Abstract
Deep reinforcement learning (DRL) algorithms have shown impressive results in various applications, but non-stationary environments, such as varying operating conditions and external disturbances, remain a significant challenge. To address this challenge, we propose the hidden transition inference (HTI) framework for learning non-stationary transitions in multi-step tree search. Different from previous methods that focus on single-step transition changes, the HTI framework improves decision-making by inferring multi-step environmental variations. Specifically, this framework constructs a probabilistic graphical model for Monte Carlo Tree Search (MCTS) in latent space and utilizes the variational lower bound of hidden states for policy improvement. Furthermore, this work theoretically proves the convergence of the HTI framework, ensuring its effectiveness in handling non-stationary environments.
The proposed framework is integrated with the state-of-the-art MCTS-based algorithm Sampled MuZero and evaluated on multiple control tasks with different non-stationary dynamics transitions. Experimental results show that HTI framework can improve the inference capability of tree search in non-stationary environments, showcasing its potential for addressing the control challenges in non-stationary environments.
Method
A hidden transition inference (HTI) framework for learning non-stationary transitions is proposed in this work. To establish the relationship between time-varying environmental parameters, a probabilistic graphical model is constructed for a multi-step search in the latent space and the variational lower bound of the optimal variables is derived.By learning the non-stationary hidden transitions, the HTI framework improves the decision-making ability of MCTS in non-stationary environments.

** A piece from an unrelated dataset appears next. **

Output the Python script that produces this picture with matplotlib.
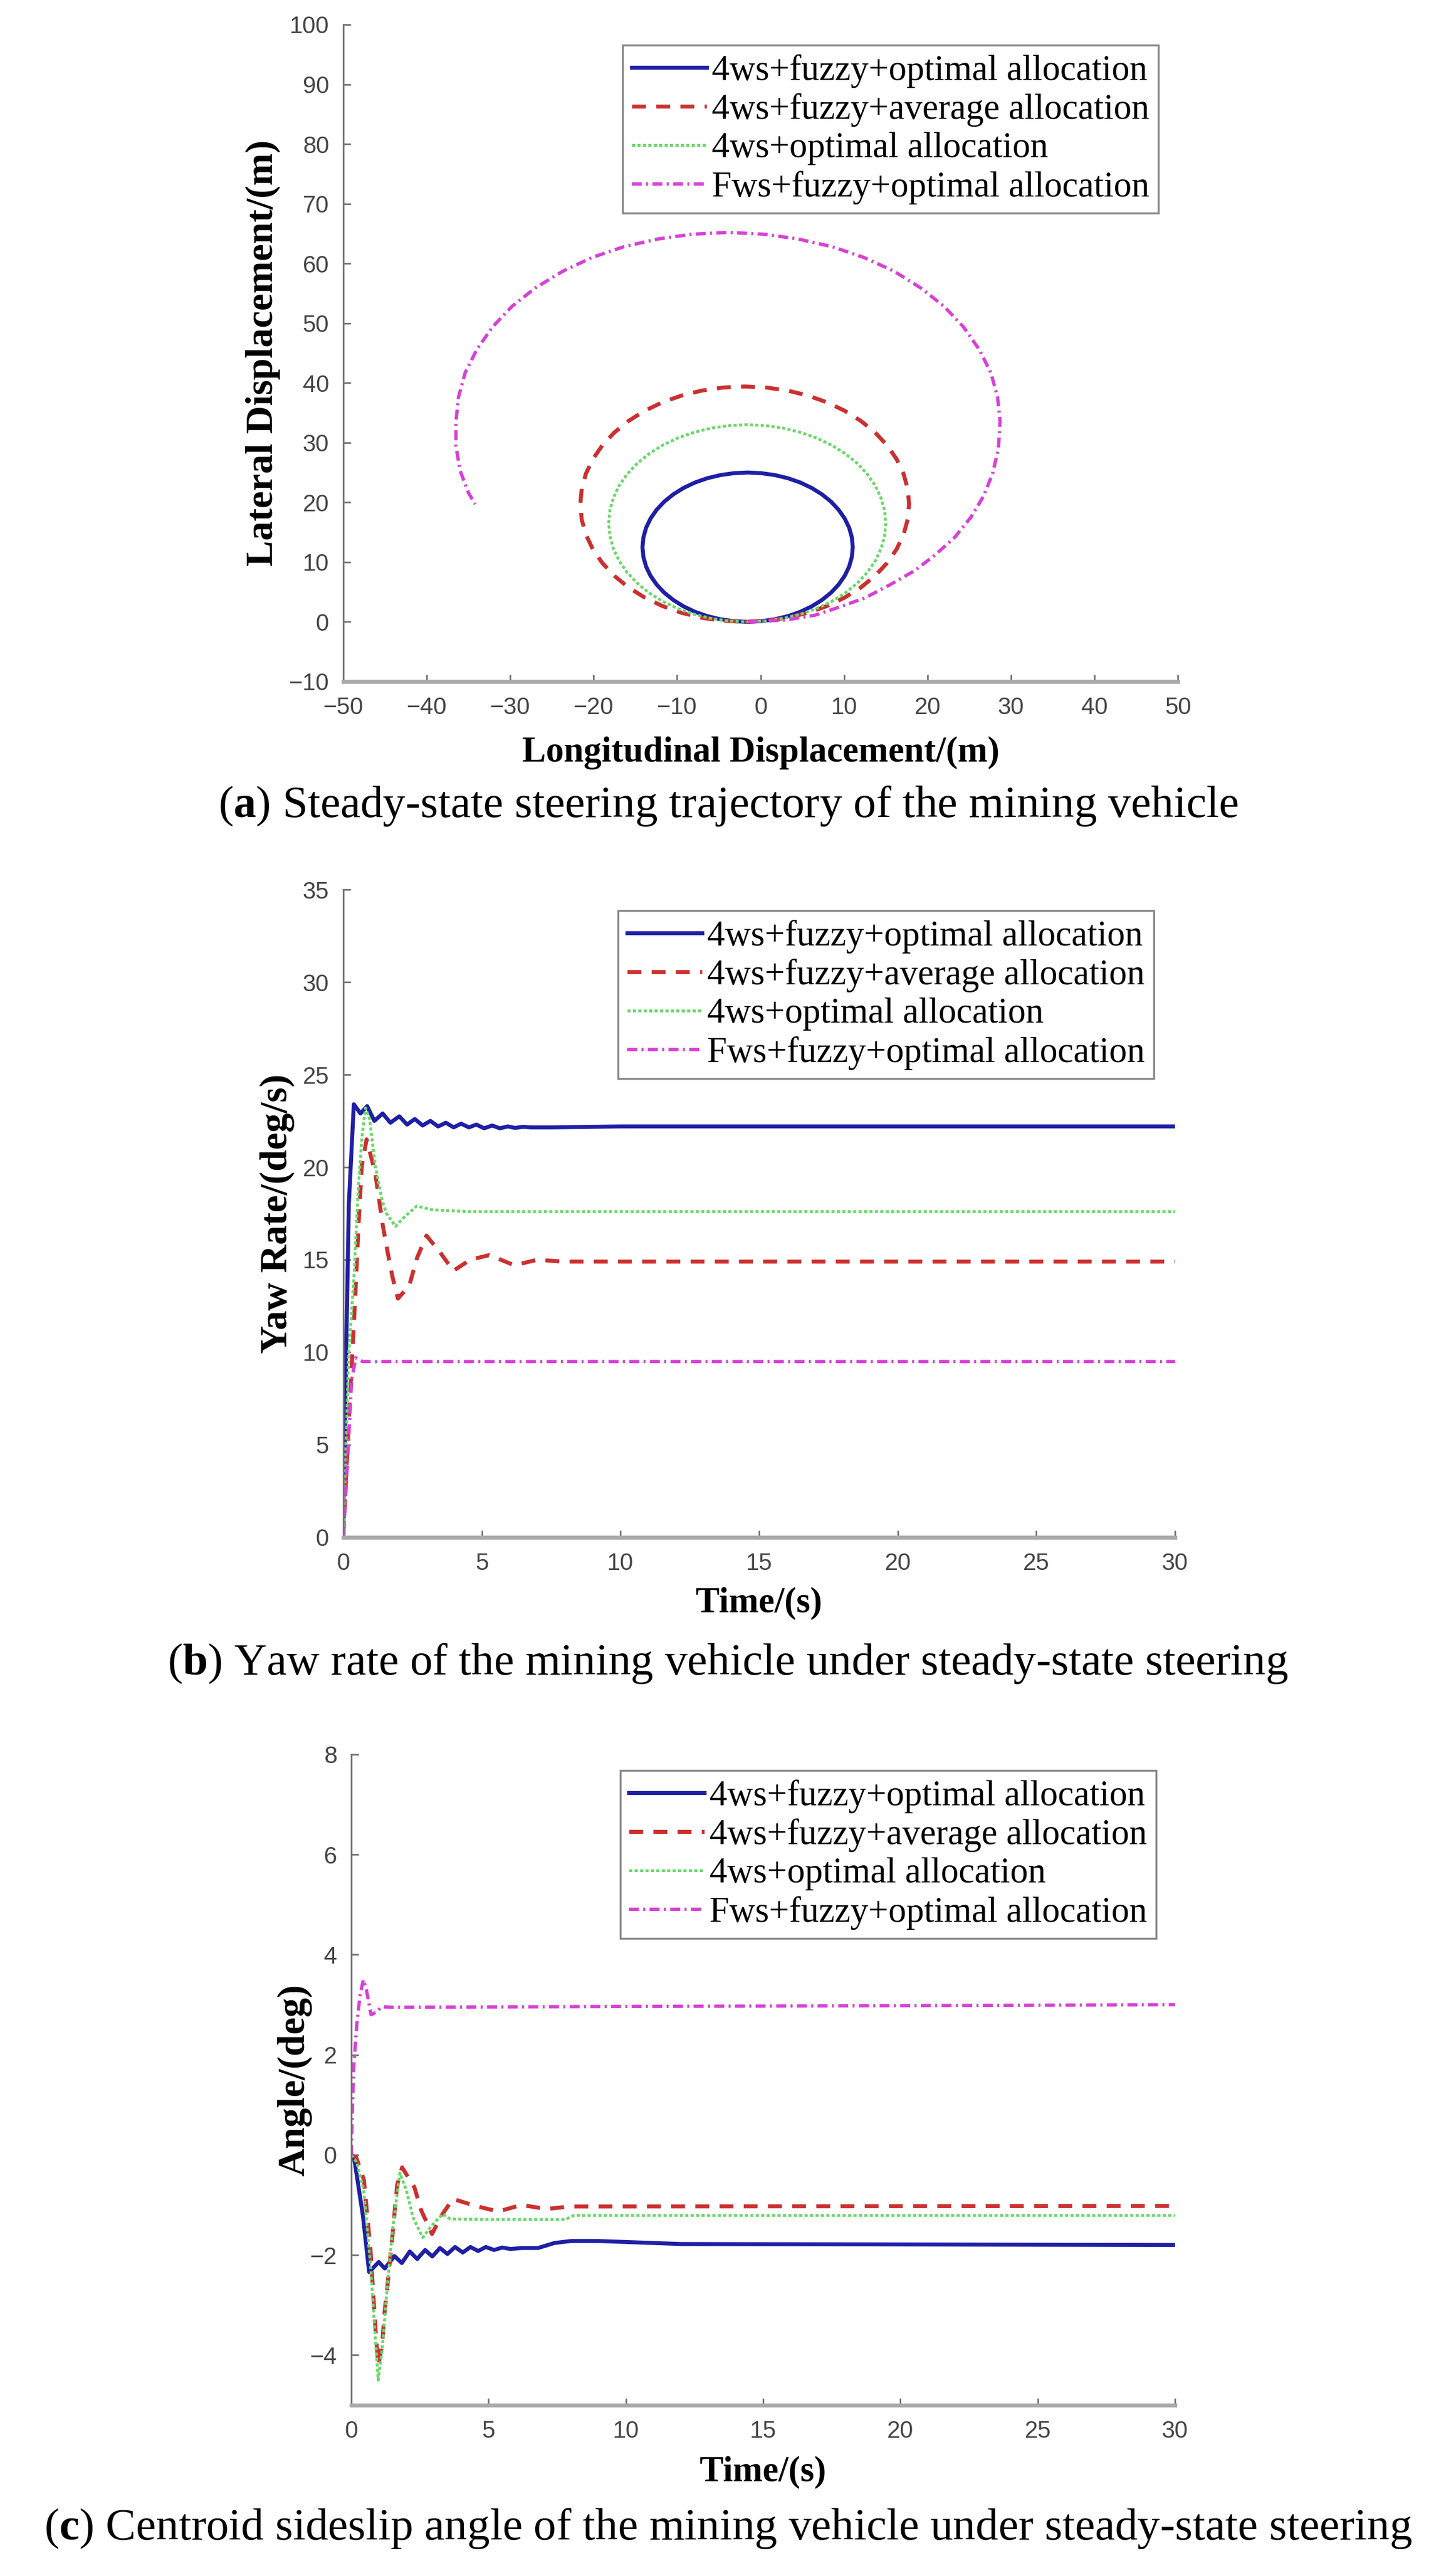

Fig. 1 The probabilistic graphical model for MCTS in latent space. The posterior probability of the optimal variable in the hidden transition is related to the historical MDP.
The planning and training processing of HTI framework. The representation network processes historical observations and stores extracted features in the root node during the planning phase, and the decoder network reconstructs the original hidden transition during the training phase.
Result
Comparing the control performance of LILAC policy and HTISZero policy in the DoorOpen-ns3 task. LILAC policy is unstable to complete the task reliably in the presence of disturbances, whereas HTISZero policy exhibits stable control even under non-stationary disturbances.
Maximum return of different algorithms in robotic arm tasks with different non-stationary types.